— BEGIN PROVIDED RECORDS —

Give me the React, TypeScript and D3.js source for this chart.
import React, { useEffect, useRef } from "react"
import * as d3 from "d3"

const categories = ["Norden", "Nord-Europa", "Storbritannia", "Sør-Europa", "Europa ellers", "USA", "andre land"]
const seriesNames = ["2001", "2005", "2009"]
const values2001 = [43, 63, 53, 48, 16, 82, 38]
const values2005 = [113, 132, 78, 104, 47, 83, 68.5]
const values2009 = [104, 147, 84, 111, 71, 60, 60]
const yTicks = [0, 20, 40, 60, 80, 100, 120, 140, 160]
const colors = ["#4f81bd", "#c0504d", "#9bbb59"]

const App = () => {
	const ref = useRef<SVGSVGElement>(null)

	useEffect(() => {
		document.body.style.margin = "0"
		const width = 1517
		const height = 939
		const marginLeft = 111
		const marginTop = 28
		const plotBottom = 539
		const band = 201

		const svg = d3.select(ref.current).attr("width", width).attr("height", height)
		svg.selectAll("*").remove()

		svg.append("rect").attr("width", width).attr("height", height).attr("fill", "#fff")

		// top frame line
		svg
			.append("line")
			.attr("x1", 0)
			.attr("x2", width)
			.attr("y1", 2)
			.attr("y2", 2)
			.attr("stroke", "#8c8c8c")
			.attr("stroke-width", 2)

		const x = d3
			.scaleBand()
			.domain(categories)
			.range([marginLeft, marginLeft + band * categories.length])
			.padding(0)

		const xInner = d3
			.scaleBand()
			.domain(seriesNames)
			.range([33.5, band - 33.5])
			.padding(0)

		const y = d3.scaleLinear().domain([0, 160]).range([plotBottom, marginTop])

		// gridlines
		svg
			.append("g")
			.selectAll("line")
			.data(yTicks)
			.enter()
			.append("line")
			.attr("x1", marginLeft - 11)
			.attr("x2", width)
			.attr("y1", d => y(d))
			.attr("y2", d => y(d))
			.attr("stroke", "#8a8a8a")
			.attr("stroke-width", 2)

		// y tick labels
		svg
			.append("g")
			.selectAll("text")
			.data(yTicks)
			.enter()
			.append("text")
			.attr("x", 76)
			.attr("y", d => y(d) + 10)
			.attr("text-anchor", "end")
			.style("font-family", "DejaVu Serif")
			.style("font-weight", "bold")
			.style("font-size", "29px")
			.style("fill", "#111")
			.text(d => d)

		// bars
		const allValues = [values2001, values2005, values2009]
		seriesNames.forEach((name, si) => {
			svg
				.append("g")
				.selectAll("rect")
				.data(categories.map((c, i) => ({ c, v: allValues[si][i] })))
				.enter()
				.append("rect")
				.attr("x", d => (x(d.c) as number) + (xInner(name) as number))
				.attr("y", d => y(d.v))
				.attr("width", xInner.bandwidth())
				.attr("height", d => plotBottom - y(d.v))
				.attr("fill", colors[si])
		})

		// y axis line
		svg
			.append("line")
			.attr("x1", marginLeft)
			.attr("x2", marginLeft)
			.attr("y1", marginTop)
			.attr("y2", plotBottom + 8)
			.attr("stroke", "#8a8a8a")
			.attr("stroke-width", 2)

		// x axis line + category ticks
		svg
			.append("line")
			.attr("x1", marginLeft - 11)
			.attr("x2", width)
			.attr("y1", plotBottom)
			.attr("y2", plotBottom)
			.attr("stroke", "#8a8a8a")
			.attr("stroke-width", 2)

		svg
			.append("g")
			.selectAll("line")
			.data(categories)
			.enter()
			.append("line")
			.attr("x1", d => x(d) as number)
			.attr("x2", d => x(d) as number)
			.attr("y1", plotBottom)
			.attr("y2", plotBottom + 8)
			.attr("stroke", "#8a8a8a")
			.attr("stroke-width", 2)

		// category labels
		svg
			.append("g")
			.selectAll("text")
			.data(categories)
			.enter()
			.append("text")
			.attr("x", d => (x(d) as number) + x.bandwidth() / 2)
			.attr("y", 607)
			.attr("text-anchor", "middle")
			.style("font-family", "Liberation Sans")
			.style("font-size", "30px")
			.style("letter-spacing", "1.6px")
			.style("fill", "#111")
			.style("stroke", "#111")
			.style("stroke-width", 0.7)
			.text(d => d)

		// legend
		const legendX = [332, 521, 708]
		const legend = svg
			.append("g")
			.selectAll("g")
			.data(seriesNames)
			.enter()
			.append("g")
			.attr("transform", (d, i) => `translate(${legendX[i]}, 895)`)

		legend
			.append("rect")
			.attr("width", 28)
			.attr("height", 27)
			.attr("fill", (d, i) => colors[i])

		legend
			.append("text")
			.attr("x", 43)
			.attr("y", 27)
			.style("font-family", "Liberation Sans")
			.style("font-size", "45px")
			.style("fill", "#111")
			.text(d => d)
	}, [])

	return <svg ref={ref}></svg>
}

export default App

— END PROVIDED RECORDS —
— BEGIN PROVIDED RECORDS —

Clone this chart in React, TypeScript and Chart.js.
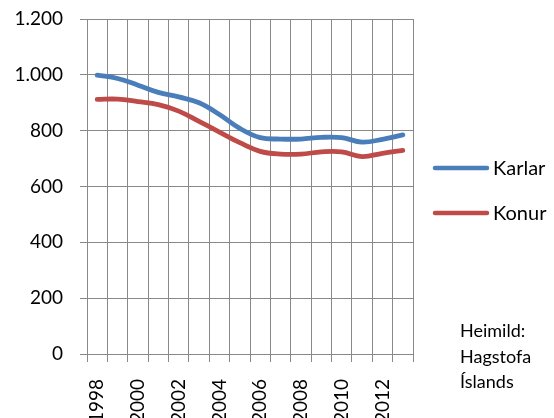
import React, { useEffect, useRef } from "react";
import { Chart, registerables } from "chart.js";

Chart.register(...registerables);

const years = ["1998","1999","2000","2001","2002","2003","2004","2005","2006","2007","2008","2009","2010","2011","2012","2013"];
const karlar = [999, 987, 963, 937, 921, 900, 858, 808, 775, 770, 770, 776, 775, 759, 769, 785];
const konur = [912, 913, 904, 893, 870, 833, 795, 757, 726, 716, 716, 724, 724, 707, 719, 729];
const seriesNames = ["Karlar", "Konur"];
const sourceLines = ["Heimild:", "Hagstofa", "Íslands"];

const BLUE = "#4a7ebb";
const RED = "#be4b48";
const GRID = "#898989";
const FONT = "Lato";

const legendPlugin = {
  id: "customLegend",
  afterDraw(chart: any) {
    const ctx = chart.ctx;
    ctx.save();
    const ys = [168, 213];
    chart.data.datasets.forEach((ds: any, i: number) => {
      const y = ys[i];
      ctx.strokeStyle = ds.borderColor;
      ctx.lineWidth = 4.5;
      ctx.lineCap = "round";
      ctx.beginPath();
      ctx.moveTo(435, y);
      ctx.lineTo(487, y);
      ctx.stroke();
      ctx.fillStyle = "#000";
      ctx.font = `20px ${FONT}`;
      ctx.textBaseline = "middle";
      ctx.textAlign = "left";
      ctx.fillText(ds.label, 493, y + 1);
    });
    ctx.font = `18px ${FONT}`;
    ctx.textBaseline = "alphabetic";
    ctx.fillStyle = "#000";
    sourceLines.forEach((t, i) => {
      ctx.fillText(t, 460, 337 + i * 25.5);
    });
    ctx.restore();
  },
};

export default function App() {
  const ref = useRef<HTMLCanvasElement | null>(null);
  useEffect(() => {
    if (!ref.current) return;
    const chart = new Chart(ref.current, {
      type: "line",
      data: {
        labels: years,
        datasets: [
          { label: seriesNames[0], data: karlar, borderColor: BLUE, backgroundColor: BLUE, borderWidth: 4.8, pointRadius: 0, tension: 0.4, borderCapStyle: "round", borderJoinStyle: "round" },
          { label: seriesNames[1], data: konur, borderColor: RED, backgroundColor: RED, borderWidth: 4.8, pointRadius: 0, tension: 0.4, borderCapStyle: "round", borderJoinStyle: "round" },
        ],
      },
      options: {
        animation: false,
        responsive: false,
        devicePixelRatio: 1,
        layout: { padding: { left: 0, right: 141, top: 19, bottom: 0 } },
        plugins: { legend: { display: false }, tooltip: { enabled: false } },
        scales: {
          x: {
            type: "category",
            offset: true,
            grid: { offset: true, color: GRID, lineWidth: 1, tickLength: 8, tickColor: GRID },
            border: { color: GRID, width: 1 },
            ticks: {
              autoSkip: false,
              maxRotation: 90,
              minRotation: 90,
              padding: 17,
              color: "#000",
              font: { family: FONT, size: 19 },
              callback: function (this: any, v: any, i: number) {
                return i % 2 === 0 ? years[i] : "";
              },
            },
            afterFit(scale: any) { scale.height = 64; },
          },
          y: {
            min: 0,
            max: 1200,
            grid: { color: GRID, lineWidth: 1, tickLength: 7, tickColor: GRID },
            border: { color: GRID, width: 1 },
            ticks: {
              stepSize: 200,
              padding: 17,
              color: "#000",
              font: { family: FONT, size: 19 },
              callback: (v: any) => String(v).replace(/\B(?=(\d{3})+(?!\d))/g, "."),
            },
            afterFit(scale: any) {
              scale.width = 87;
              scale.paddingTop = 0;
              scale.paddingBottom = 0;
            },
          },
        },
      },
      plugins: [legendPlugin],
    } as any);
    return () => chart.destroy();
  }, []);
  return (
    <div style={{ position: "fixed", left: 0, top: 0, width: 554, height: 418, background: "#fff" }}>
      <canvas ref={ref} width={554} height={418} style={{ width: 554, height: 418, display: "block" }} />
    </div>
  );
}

— END PROVIDED RECORDS —

> [WHAT IS ASKED]: In the listing above, find the line containing "Clone this chart" and the line containing "Chart.register(...registerables);", then return both of them and every line between, exactly, without pictures.

> [THE SOLUTION]:
Clone this chart in React, TypeScript and Chart.js.
import React, { useEffect, useRef } from "react";
import { Chart, registerables } from "chart.js";

Chart.register(...registerables);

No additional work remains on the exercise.